Jim Schirmer, senior vice president of sales and marketing at American Rheinmetall, told Breaking Defense in a statement that it’s always “healthy” for the Army to “routinely” conduct market surveys, and the company supports open competition.
But he argued that the XM30 program as it is has “achieved what none of its predecessors did, full system-level prototypes on track for delivery this summer,” and maintained there is no “off-the-shelf platform, domestic or foreign, [that] meets the full spectrum of Army’s XM30 requirements for lethality, survivability, open architecture, and domestic production capacity[.]”
“We trust the Army’s process,” Schirmer said. “Our job is to perform, on schedule, and to standard, and to deliver the Army’s next generation of combat power.
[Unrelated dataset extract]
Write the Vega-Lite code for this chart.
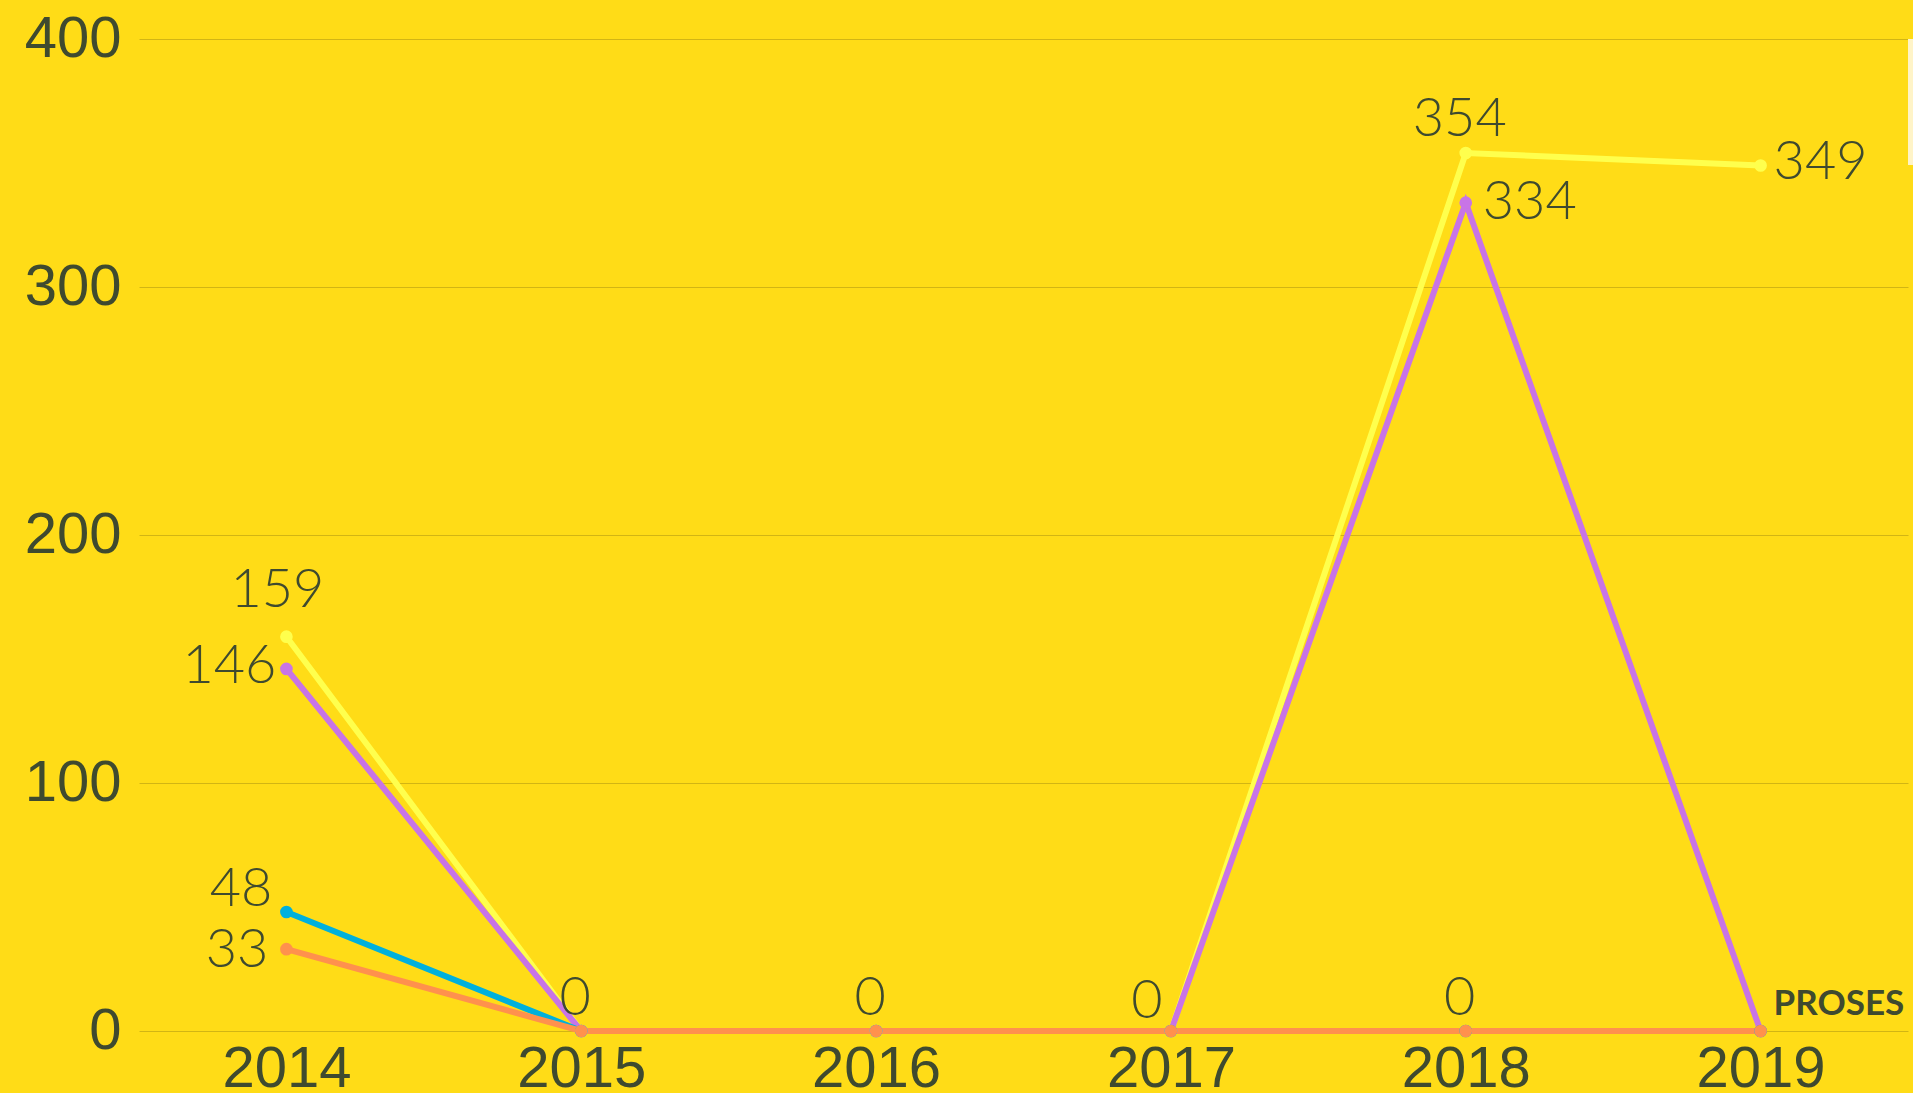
{
  "$schema": "https://vega.github.io/schema/vega-lite/v6.json",
  "autosize": "none",
  "width": 1769,
  "height": 992,
  "padding": {"left": 139, "top": 39, "right": 5, "bottom": 62},
  "background": "#FFDC17",
  "config": {
    "view": {"stroke": null},
    "axis": {"labelColor": "#3F4A2F", "labelFont": "Liberation Sans", "labelFontSize": 58, "domain": false, "ticks": false, "title": null}
  },
  "data": {
    "values": [
      {"year": "2014", "series": "TOTAL", "value": 159},
      {"year": "2015", "series": "TOTAL", "value": 0},
      {"year": "2016", "series": "TOTAL", "value": 0},
      {"year": "2017", "series": "TOTAL", "value": 0},
      {"year": "2018", "series": "TOTAL", "value": 354},
      {"year": "2019", "series": "TOTAL", "value": 349},
      {"year": "2014", "series": "SELESAI", "value": 146},
      {"year": "2015", "series": "SELESAI", "value": 0},
      {"year": "2016", "series": "SELESAI", "value": 0},
      {"year": "2017", "series": "SELESAI", "value": 0},
      {"year": "2018", "series": "SELESAI", "value": 334},
      {"year": "2019", "series": "SELESAI", "value": 0},
      {"year": "2014", "series": "DITOLAK", "value": 48},
      {"year": "2015", "series": "DITOLAK", "value": 0},
      {"year": "2016", "series": "DITOLAK", "value": 0},
      {"year": "2017", "series": "DITOLAK", "value": 0},
      {"year": "2018", "series": "DITOLAK", "value": 0},
      {"year": "2019", "series": "DITOLAK", "value": 0},
      {"year": "2014", "series": "PROSES", "value": 33},
      {"year": "2015", "series": "PROSES", "value": 0},
      {"year": "2016", "series": "PROSES", "value": 0},
      {"year": "2017", "series": "PROSES", "value": 0},
      {"year": "2018", "series": "PROSES", "value": 0},
      {"year": "2019", "series": "PROSES", "value": 0}
    ]
  },
  "encoding": {
    "x": {"field": "year", "type": "ordinal", "sort": null, "scale": {"type": "point", "padding": 0.5},
      "axis": {"labelAngle": 0, "labelPadding": 9, "grid": false}},
    "y": {"field": "value", "type": "quantitative", "scale": {"domain": [0, 400], "nice": false},
      "axis": {"values": [0, 100, 200, 300, 400], "labelOverlap": false, "labelPadding": 18, "gridColor": "#D2B514", "gridWidth": 1.2}}
  },
  "layer": [
    {
      "mark": {"type": "line", "strokeWidth": 6, "point": {"size": 160, "filled": true, "opacity": 1}},
      "encoding": {
        "color": {"field": "series", "type": "nominal",
          "scale": {"domain": ["TOTAL", "SELESAI", "DITOLAK", "PROSES"], "range": ["#FFFF4D", "#C874E6", "#00B0DC", "#FF914D"]},
          "legend": {"orient": "right", "offset": 0, "fillColor": "#FFF4C8", "padding": 12, "title": null, "labelFontSize": 24, "symbolSize": 200}},
        "order": {"value": 0}
      }
    },
    {
      "transform": [{"filter": "datum.series == 'TOTAL' && datum.year == '2014'"}],
      "mark": {"type": "text", "font": "Lato", "fontWeight": 300, "fontSize": 54, "color": "#3F4A2F", "align": "center", "baseline": "alphabetic", "dx": -9, "dy": -30},
      "encoding": {"text": {"field": "value"}}
    },
    {
      "transform": [{"filter": "datum.series == 'SELESAI' && datum.year == '2014'"}],
      "mark": {"type": "text", "font": "Lato", "fontWeight": 300, "fontSize": 54, "color": "#3F4A2F", "align": "right", "baseline": "middle", "dx": -10, "dy": -2},
      "encoding": {"text": {"field": "value"}}
    },
    {
      "transform": [{"filter": "datum.series == 'DITOLAK' && datum.year == '2014'"}],
      "mark": {"type": "text", "font": "Lato", "fontWeight": 300, "fontSize": 54, "color": "#3F4A2F", "align": "right", "baseline": "alphabetic", "dx": -14, "dy": -6},
      "encoding": {"text": {"field": "value"}}
    },
    {
      "transform": [{"filter": "datum.series == 'PROSES' && datum.year == '2014'"}],
      "mark": {"type": "text", "font": "Lato", "fontWeight": 300, "fontSize": 54, "color": "#3F4A2F", "align": "right", "baseline": "middle", "dx": -18, "dy": 2},
      "encoding": {"text": {"field": "value"}}
    },
    {
      "transform": [{"filter": "datum.series == 'PROSES' && (datum.year == '2015' || datum.year == '2016' || datum.year == '2018')"}],
      "mark": {"type": "text", "font": "Lato", "fontWeight": 300, "fontSize": 54, "color": "#3F4A2F", "align": "center", "baseline": "alphabetic", "dx": -6, "dy": -16},
      "encoding": {"text": {"field": "value"}}
    },
    {
      "transform": [{"filter": "datum.series == 'PROSES' && datum.year == '2017'"}],
      "mark": {"type": "text", "font": "Lato", "fontWeight": 300, "fontSize": 54, "color": "#3F4A2F", "align": "center", "baseline": "alphabetic", "dx": -24, "dy": -13},
      "encoding": {"text": {"field": "value"}}
    },
    {
      "transform": [{"filter": "datum.series == 'TOTAL' && datum.year == '2018'"}],
      "mark": {"type": "text", "font": "Lato", "fontWeight": 300, "fontSize": 54, "color": "#3F4A2F", "align": "center", "baseline": "alphabetic", "dx": -6, "dy": -17},
      "encoding": {"text": {"field": "value"}}
    },
    {
      "transform": [{"filter": "datum.series == 'SELESAI' && datum.year == '2018'"}],
      "mark": {"type": "text", "font": "Lato", "fontWeight": 300, "fontSize": 54, "color": "#3F4A2F", "align": "left", "baseline": "middle", "dx": 17, "dy": 0},
      "encoding": {"text": {"field": "value"}}
    },
    {
      "transform": [{"filter": "datum.series == 'TOTAL' && datum.year == '2019'"}],
      "mark": {"type": "text", "font": "Lato", "fontWeight": 300, "fontSize": 54, "color": "#3F4A2F", "align": "left", "baseline": "middle", "dx": 13, "dy": -2},
      "encoding": {"text": {"field": "value"}}
    },
    {
      "transform": [{"filter": "datum.series == 'PROSES' && datum.year == '2019'"}],
      "mark": {"type": "text", "font": "Lato", "fontWeight": "bold", "fontSize": 35, "color": "#3F4A2F", "align": "left", "baseline": "alphabetic", "dx": 13, "dy": -16},
      "encoding": {"text": {"field": "series"}}
    }
  ]
}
That is what we are doing.”
Possible Interests In The Commercial Sector
Army leaders have been eyeing just how new tech start-ups and the commercial automotive sector can help across the service’s portfolio. However, both former defense officials said they were skeptical that commercial vehicle companies would be interested in producing the limited number of combat vehicles under a program like the XM30 or meeting military requirements for things like armor or an enclosed powertrain.
“They have to be confident that the volume of production is sufficient to meet their commercial processes and tooling. …There may not be sufficient volume for those commercial companies to close their business case,” the second former defense official explained.
Placing the commercial sector aside, both former defense officials and the industry source said the RFI will also provide the Army with a window to taking a closer look at existing infantry vehicles.
The first former defense official pointed to four possible “concrete” options — South Korea’s AS21 Redback by Hanwha Aerospace, the CV90 infantry fighting vehicle designed by Swedish subsidiary BAE Systems Hägglunds, Poland’s Borsuk that is produced by Huta Stalowa Wola and Germany’s Lynx by Rheinmetall.
In the developmental category, all four sources also pointed to BAE’s push to outfit the Army’s AMPV with a new turret as a possible option too, though they noted it is not in production and would likely require more testing.
“If you went to buy off-the-shelf, which theoretically we could have done years ago, the requirements were such … that you have to compete and it’s still going to take you at least a year,” the first former defense official added.
“So the fastest way to capability at this point is you’re already getting prototypes delivered, and you’re going to test them … and then you make a decision to go into production,” they added.
The other outstanding question is whether the Army would look to shift its acquisition model for the XM30.
The industry official floated the options as extending the Middle Tier Acquisition pathway, transitioning to a Federal Acquisition Regulation (FAR)-based contract or revamping everything and hosting a new competition where vendors each deliver 10 prototypes.
UPDATED 2/27/2026 at 4:44pm ET to include comments from American Rheinmetall.